Future Regulatory Direction
The crypto regulatory landscape in the US is likely to evolve significantly through both legislation and continued agency action. Congressional efforts to establish a comprehensive crypto regulatory framework would clarify the jurisdictional boundaries between the SEC and CFTC, define which tokens are securities versus commodities, and create a registration process for crypto exchanges and other service providers. The SEC's approach may shift depending on administration priorities and commissioner appointments, as crypto regulation has become a politically relevant issue. Potential developments include clearer safe harbor provisions for token projects, registration pathways for crypto exchanges as alternative trading systems, regulated frameworks for stablecoins, and guidelines for DeFi protocol compliance. For investors, the direction of regulation matters significantly — favorable regulation could unlock massive institutional capital flows and higher valuations, while restrictive regulation could limit access and suppress innovation. Diversifying across jurisdictions and maintaining compliance with current requirements positions investors to benefit from favorable regulatory outcomes while minimizing exposure to adverse developments.
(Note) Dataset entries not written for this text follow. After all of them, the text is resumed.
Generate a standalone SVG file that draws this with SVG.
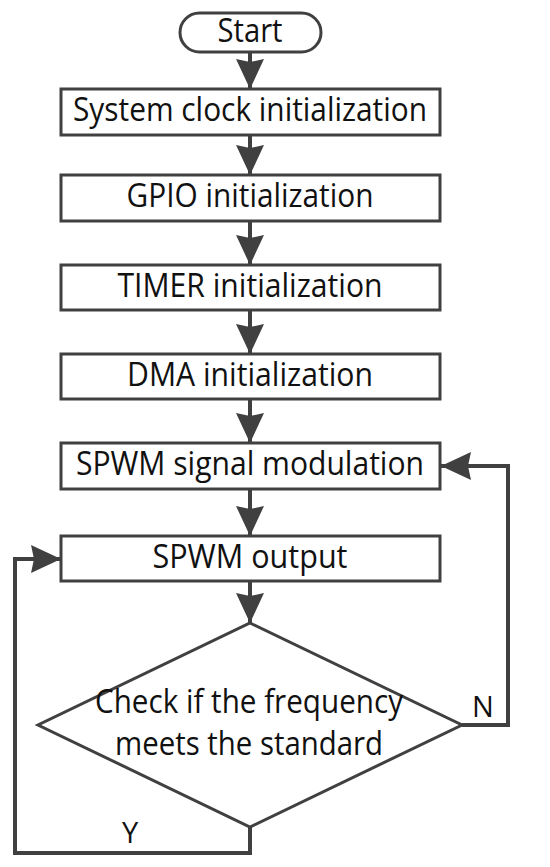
<svg xmlns="http://www.w3.org/2000/svg" width="550" height="867" viewBox="0 0 550 867">
<style>
.box{fill:#ffffff;stroke:#404040;stroke-width:3}
.con{fill:none;stroke:#404040;stroke-width:4}
.t{font-family:"Open Sans","Liberation Sans",sans-serif;font-size:32px;fill:#111111;text-anchor:middle}
.lbl{font-family:"Open Sans","Liberation Sans",sans-serif;font-size:29px;fill:#111111;text-anchor:middle}
</style>
<defs>
<marker id="ah" viewBox="0 0 30 28" refX="30" refY="14" markerWidth="30" markerHeight="28" markerUnits="userSpaceOnUse" orient="auto">
<path d="M0,0 L30,14 L0,28 L3,14 z" fill="#404040"/>
</marker>
</defs>
<rect width="550" height="867" fill="#ffffff"/>
<g id="connectors">
<line class="con" x1="250" y1="52" x2="250" y2="89" marker-end="url(#ah)"/>
<line class="con" x1="250" y1="135" x2="250" y2="175" marker-end="url(#ah)"/>
<line class="con" x1="250" y1="221" x2="250" y2="265" marker-end="url(#ah)"/>
<line class="con" x1="250" y1="310" x2="250" y2="354" marker-end="url(#ah)"/>
<line class="con" x1="250" y1="399" x2="250" y2="443" marker-end="url(#ah)"/>
<line class="con" x1="250" y1="489" x2="250" y2="536" marker-end="url(#ah)"/>
<line class="con" x1="250" y1="581" x2="250" y2="623" marker-end="url(#ah)"/>
<polyline class="con" points="462,725 508,725 508,466 441,466" marker-end="url(#ah)"/>
<polyline class="con" points="250,827 250,853 15,853 15,559 61,559" marker-end="url(#ah)"/>
</g>
<g id="start">
<rect class="box" x="180" y="13" width="141" height="39" rx="19.5"/>
<text class="t" x="250" y="42" textLength="65" lengthAdjust="spacingAndGlyphs">Start</text>
</g>
<g id="sysclk">
<rect class="box" x="61" y="89" width="379" height="46"/>
<text class="t" x="250" y="121" textLength="354" lengthAdjust="spacingAndGlyphs">System clock initialization</text>
</g>
<g id="gpio">
<rect class="box" x="61" y="175" width="379" height="46"/>
<text class="t" x="250" y="207" textLength="247" lengthAdjust="spacingAndGlyphs">GPIO initialization</text>
</g>
<g id="timer">
<rect class="box" x="61" y="265" width="379" height="45"/>
<text class="t" x="250" y="297" textLength="265" lengthAdjust="spacingAndGlyphs">TIMER initialization</text>
</g>
<g id="dma">
<rect class="box" x="61" y="354" width="379" height="45"/>
<text class="t" x="250" y="386" textLength="246" lengthAdjust="spacingAndGlyphs">DMA initialization</text>
</g>
<g id="modulation">
<rect class="box" x="61" y="443" width="379" height="46"/>
<text class="t" x="250" y="475" textLength="348" lengthAdjust="spacingAndGlyphs">SPWM signal modulation</text>
</g>
<g id="output">
<rect class="box" x="61" y="536" width="379" height="45"/>
<text class="t" x="250" y="568" textLength="195" lengthAdjust="spacingAndGlyphs">SPWM output</text>
</g>
<g id="check">
<polygon class="box" points="250,623 462,725 250,827 38,725"/>
<text class="t" x="249" y="713" textLength="308" lengthAdjust="spacingAndGlyphs">Check if the frequency</text>
<text class="t" x="249" y="755" textLength="268" lengthAdjust="spacingAndGlyphs">meets the standard</text>
</g>
<g id="labels">
<text class="lbl" x="483" y="717">N</text>
<text class="lbl" x="130" y="843">Y</text>
</g>
</svg>
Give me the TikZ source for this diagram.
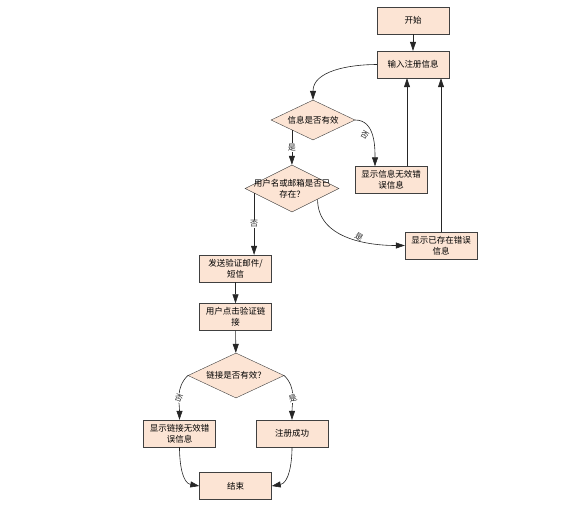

Frequently Asked Questions
Is Bitcoin considered a security by the SEC?
No. Both the SEC and CFTC have consistently treated Bitcoin as a commodity rather than a security. Bitcoin's decentralized creation through mining, lack of a central issuing entity, and the absence of an investment contract make it fundamentally different from tokens sold through ICOs or controlled by identifiable development teams.
Is Ethereum a security?
The SEC's stance on Ethereum has evolved. Former SEC officials stated Ethereum is not a security due to its sufficient decentralization. The approval of spot Ethereum ETFs further reinforced this classification. However, other proof-of-stake tokens with less decentralization and stronger ties to founding teams may face securities classification.
What happens if my tokens are classified as securities?
Securities classification means the token must be registered with the SEC or qualify for an exemption. Exchanges that list unregistered securities face enforcement actions, which typically leads to delisting. This reduces liquidity and trading access for the token, usually causing significant price decline. However, classification also opens the path to legal compliance and potential listing on regulated securities exchanges.